The Boston data, reported July 2020 at the virtual International AIDS Conference, prompted "a real attempt" by clinicians to increase PrEP access and uptake--raising community awareness, dispensing PrEP through mobile units, and changing prescribing patterns--Dr Gandhi said. "We usually see patients every 3 months for PrEP, but with HIV self-testing, we can extend that interval to every 6 months, and we did so in many centers during COVID."

The study was funded by National Institute on Drug Abuse, part of the National Institutes of Health.

Dr Morgan and Dr Gandhi have disclosed no relevant financial relationships.
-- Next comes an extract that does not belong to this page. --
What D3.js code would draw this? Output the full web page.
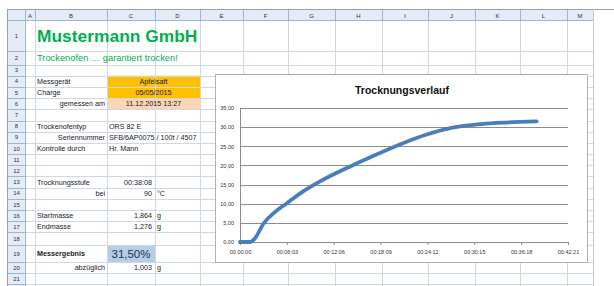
<!DOCTYPE html>
<html><head><meta charset="utf-8">
<script src="https://cdn.jsdelivr.net/npm/d3@7"></script>
<style>body{margin:0;background:#fff}svg{display:block;font-family:"Liberation Sans",Arial,sans-serif}</style>
</head><body><svg id="c" width="614" height="286"></svg>
<script>
// ---- chart data ----
const timeMin  = [0, 1.3, 1.95, 3.0, 4.5, 6.1, 8.2, 10.4, 14.3, 16.9, 20.8, 24.0, 27.3, 31.2, 34.4, 38.3];
const moisture = [0, 0, 1.0, 4.7, 7.8, 10.2, 13.3, 15.9, 19.8, 22.2, 25.6, 28.0, 29.8, 30.8, 31.2, 31.5];
const xTickLabels = ["00:00:00","00:06:03","00:12:06","00:18:09","00:24:12","00:30:15","00:36:18","00:42:21"];
const yTicks = [0, 5, 10, 15, 20, 25, 30, 35];
const chartTitle = "Trocknungsverlauf";
// ---- sheet content ----
const colLetters = ["A","B","C","D","E","F","G","H","I","J","K","L","M"];
const sheetTitle = "Mustermann GmbH";
const sheetSubtitle = "Trockenofen … garantiert trocken!";
const labelsLeft  = [[4,"Messgerät"],[5,"Charge"],[8,"Trockenofentyp"],[10,"Kontrolle durch"],[13,"Trocknungsstufe"],[16,"Startmasse"],[17,"Endmasse"],[19,"Messergebnis"]];
const labelsRight = [[6,"gemessen am"],[9,"Seriennummer"],[14,"bei"],[20,"abzüglich"]];
const valuesCenterCD = [[4,"Apfelsaft"],[5,"05/05/2015"],[6,"11.12.2015 13:27"]];
const valuesLeftC = [[8,"ORS 82 E"],[9,"SFB/6AP0075 / 100t / 4507"],[10,"Hr. Mann"]];
const valuesRightC = [[13,"00:38:08"],[14,"90"],[16,"1,864"],[17,"1,276"],[20,"1,003"]];
const unitsD = [[14,"°C"],[16,"g"],[17,"g"],[20,"g"]];
const resultText = "31,50%";

const svg = d3.select("#c");
// ---- sheet layout ----
const colEdges = [25,35,107,155,200,243,288,335,382,428,475,520,567,593];
const rowH = r => r===1?31 : r===2?13.5 : r===18?12.5 : r===19?17 : 11.2;
const rowTop = {}; let yy = 20;
for (let r = 1; r <= 23; r++) { rowTop[r] = yy; yy += rowH(r); }
const rowMid = r => rowTop[r] + rowH(r)/2;
const colL = c => colEdges[colLetters.indexOf(c)];
const colR = c => colEdges[colLetters.indexOf(c)+1];

// fills
svg.append("rect").attr("x",colL("C")).attr("y",rowTop[4]).attr("width",colR("D")-colL("C")).attr("height",rowTop[6]-rowTop[4]).attr("fill","#FFC000");
svg.append("rect").attr("x",colL("C")).attr("y",rowTop[6]).attr("width",colR("D")-colL("C")).attr("height",rowH(6)).attr("fill","#FCD5B4");
svg.append("rect").attr("x",colL("C")).attr("y",rowTop[19]).attr("width",colR("C")-colL("C")).attr("height",rowH(19)).attr("fill","#B8CCE4");

// gridlines
const g = svg.append("g").attr("stroke","#D0D7E5").attr("stroke-width",1).attr("shape-rendering","crispEdges");
colEdges.forEach(x => g.append("line").attr("x1",x).attr("x2",x).attr("y1",20).attr("y2",286));
Object.keys(rowTop).forEach(r => { const y = Math.round(rowTop[r]); if (y < 286) g.append("line").attr("x1",25).attr("x2",593).attr("y1",y).attr("y2",y); });
// headers
svg.append("rect").attr("x",8).attr("y",10).attr("width",585).attr("height",10).attr("fill","#E4ECF7");
svg.append("rect").attr("x",8).attr("y",20).attr("width",17).attr("height",266).attr("fill","#E4ECF7");
const hg = svg.append("g").attr("stroke","#9EB6CE").attr("shape-rendering","crispEdges");
hg.append("line").attr("x1",8).attr("x2",593).attr("y1",20).attr("y2",20);
hg.append("line").attr("x1",25).attr("x2",25).attr("y1",10).attr("y2",286);
colEdges.forEach(x => hg.append("line").attr("x1",x).attr("x2",x).attr("y1",10).attr("y2",20));
Object.keys(rowTop).forEach(r => { const y = Math.round(rowTop[r]); if (y<286) hg.append("line").attr("x1",8).attr("x2",25).attr("y1",y).attr("y2",y); });
svg.append("line").attr("x1",8).attr("x2",614).attr("y1",9.5).attr("y2",9.5).attr("stroke","#A0A0A0");
svg.append("line").attr("x1",7.5).attr("x2",7.5).attr("y1",9).attr("y2",286).attr("stroke","#A0A0A0");
svg.append("line").attr("x1",593.5).attr("x2",593.5).attr("y1",9).attr("y2",286).attr("stroke","#C8C8C8");
colLetters.forEach((c,i) => svg.append("text").attr("x",(colEdges[i]+colEdges[i+1])/2).attr("y",17.5).attr("text-anchor","middle").attr("font-size",6).attr("fill","#333").text(c));
for (let r = 1; r <= 22; r++) if (rowMid(r) < 286) svg.append("text").attr("x",16.5).attr("y",rowMid(r)+2).attr("text-anchor","middle").attr("font-size",6).attr("fill","#333").text(r);

// sheet text
svg.append("text").attr("x",37).attr("y",rowMid(1)+6).attr("font-size",17.4).attr("font-weight","bold").attr("fill","#00B050").text(sheetTitle);
svg.append("text").attr("x",37).attr("y",rowMid(2)+3.5).attr("font-size",9.3).attr("fill","#00B050").text(sheetSubtitle);
const txt = (x,r,t,anchor,opt={}) => svg.append("text").attr("x",x).attr("y",rowMid(r)+2.5).attr("text-anchor",anchor).attr("font-size",opt.size||7.2).attr("font-weight",opt.bold?"bold":"normal").attr("fill",opt.fill||"#1a1a1a").text(t);
labelsLeft.forEach(([r,t]) => txt(37,r,t,"start",{bold: r===19}));
labelsRight.forEach(([r,t]) => txt(105,r,t,"end"));
valuesCenterCD.forEach(([r,t]) => txt((colL("C")+colR("D"))/2,r,t,"middle"));
valuesLeftC.forEach(([r,t]) => txt(colL("C")+2,r,t,"start"));
valuesRightC.forEach(([r,t]) => txt(colR("C")-3,r,t,"end"));
unitsD.forEach(([r,t]) => txt(colL("D")+2,r,t,"start"));
svg.append("text").attr("x",(colL("C")+colR("C"))/2).attr("y",rowMid(19)+4).attr("text-anchor","middle").attr("font-size",11.5).attr("fill","#17375E").text(resultText);

// ---- chart ----
svg.append("rect").attr("x",215.5).attr("y",74.5).attr("width",372).attr("height",188).attr("fill","#fff").attr("stroke","#B0B0B0");
svg.append("text").attr("x",402).attr("y",94).attr("text-anchor","middle").attr("font-size",10.5).attr("font-weight","bold").attr("fill","#111").text(chartTitle);

const toMin = s => { const [h,m,sec] = s.split(":").map(Number); return h*60 + m + sec/60; };
const xTicks = xTickLabels.map(toMin);
const x = d3.scaleLinear().domain([0, d3.max(xTicks)]).range([240, 568]);
const y = d3.scaleLinear().domain([0, 35]).range([242, 108]);
const fmt = d3.format(".2f");

const yAxis = svg.append("g").attr("transform","translate(240,0)")
  .call(d3.axisLeft(y).tickValues(yTicks).tickSize(-(568-240)).tickFormat(d => fmt(d).replace(".",",")));
yAxis.select(".domain").remove();
yAxis.selectAll(".tick line").attr("stroke","#8C8C8C").attr("shape-rendering","crispEdges");
yAxis.selectAll("text").attr("font-size",5.5).attr("fill","#333").attr("x",-6);
svg.append("line").attr("x1",240).attr("x2",240).attr("y1",108).attr("y2",242).attr("stroke","#8C8C8C").attr("shape-rendering","crispEdges");

const xAxis = svg.append("g").attr("transform","translate(0,242)")
  .call(d3.axisBottom(x).tickValues(xTicks).tickSize(3).tickFormat((d,i) => xTickLabels[i]));
xAxis.select(".domain").attr("stroke","#8C8C8C").attr("shape-rendering","crispEdges");
xAxis.selectAll(".tick line").attr("stroke","#8C8C8C");
xAxis.selectAll("text").attr("font-size",5.5).attr("fill","#333").attr("dy","1em");

const pts = timeMin.map((t,i) => [t, moisture[i]]);
svg.append("path").datum(pts)
  .attr("d", d3.line().x(d => x(d[0])).y(d => y(d[1])).curve(d3.curveMonotoneX))
  .attr("fill","none").attr("stroke","#4A7EBB").attr("stroke-width",3.8).attr("stroke-linecap","round");
</script></body></html>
J Acquir Immune Defic Syndr. Published online October 1, 2022.[1]

Study Highlights

  • Study data were drawn from the PrEP and Substance Use National Survey, an online survey that focuses on Black and Hispanic sexual minority and gender-diverse men. The current research focused on results from 3 waves around the time of the COVID-19 pandemic: March to August 2020, July to August 2021, and October to November 2021.
  • The current study focused on the following survey items:
    • How COVID-19 affected access to PrEP
    • Changes in sexual activity during the pandemic, as measured on a 5-point Likert scale
    • Self-reported new sexually transmitted infections (STIs) and HIV infection
  • The main study analysis focused on whether challenges with access to PrEP was associated with higher risks for incident STI and HIV infection.
  • 796 men completed the survey in the first wave. The mean age of participants was 25.1 years; 77.0% of participants identified as gay, 12.2% identified as bisexual, and 10.7% of participants reported that they had a different sexual orientation; 45.1% of patients had an annual income less than $25,000.
  • 270 participants provided subsequent surveys in waves 2 and 3.
  • 13.8% of participants reported more difficulty obtaining PrEP during the pandemic.
  • The overall change in sexual activity during the pandemic was measured as moderate.
  • 25.6% of patients reported a new STI during follow-up, and 8.6% of the cohort had a new HIV infection.
  • Bisexual men and men identifying as having another sexual orientation were less likely to develop an STI compared with gay men. Other factors associated with a higher risk for STI included changing sexual behavior during the pandemic and a higher number of sexual partners.
  • Age, race, ethnicity, and income were not associated with the risk for STI.
  • PrEP access also did not affect the risk for STI.
  • The adjusted odds ratio for new HIV infection in comparing men with challenges to PrEP access was 2.80 (95% CI, 1.02-7.68). However, changes in sexual activity during the pandemic did not affect the risk for incident HIV infection.

Clinical Implications

  • In 2015 only 3% of patients eligible for PrEP received a prescription; this rate improved only to 25% by 2020. Although White MSM have experienced lower rates of HIV infection in recent years, these rates among Black and Hispanic MSM have increased. Hispanic MSM have the highest increase in the prevalence of HIV infection.
  • The current study finds that the COVID-19 pandemic resulted in difficulty obtaining PrEP among nearly 14% of sexual minority men of color surveyed, and these challenges were associated with a higher risk for incident HIV infection. Although changes in sexual activity during the pandemic were moderate, altering sexual activity was associated with a lower risk for STI and did not affect incident HIV infection.
  • Implications for the healthcare team: With the knowledge that access to appropriate HIV care decreased during the pandemic, the healthcare team should focus on PrEP education and accessibility to as many eligible people as possible.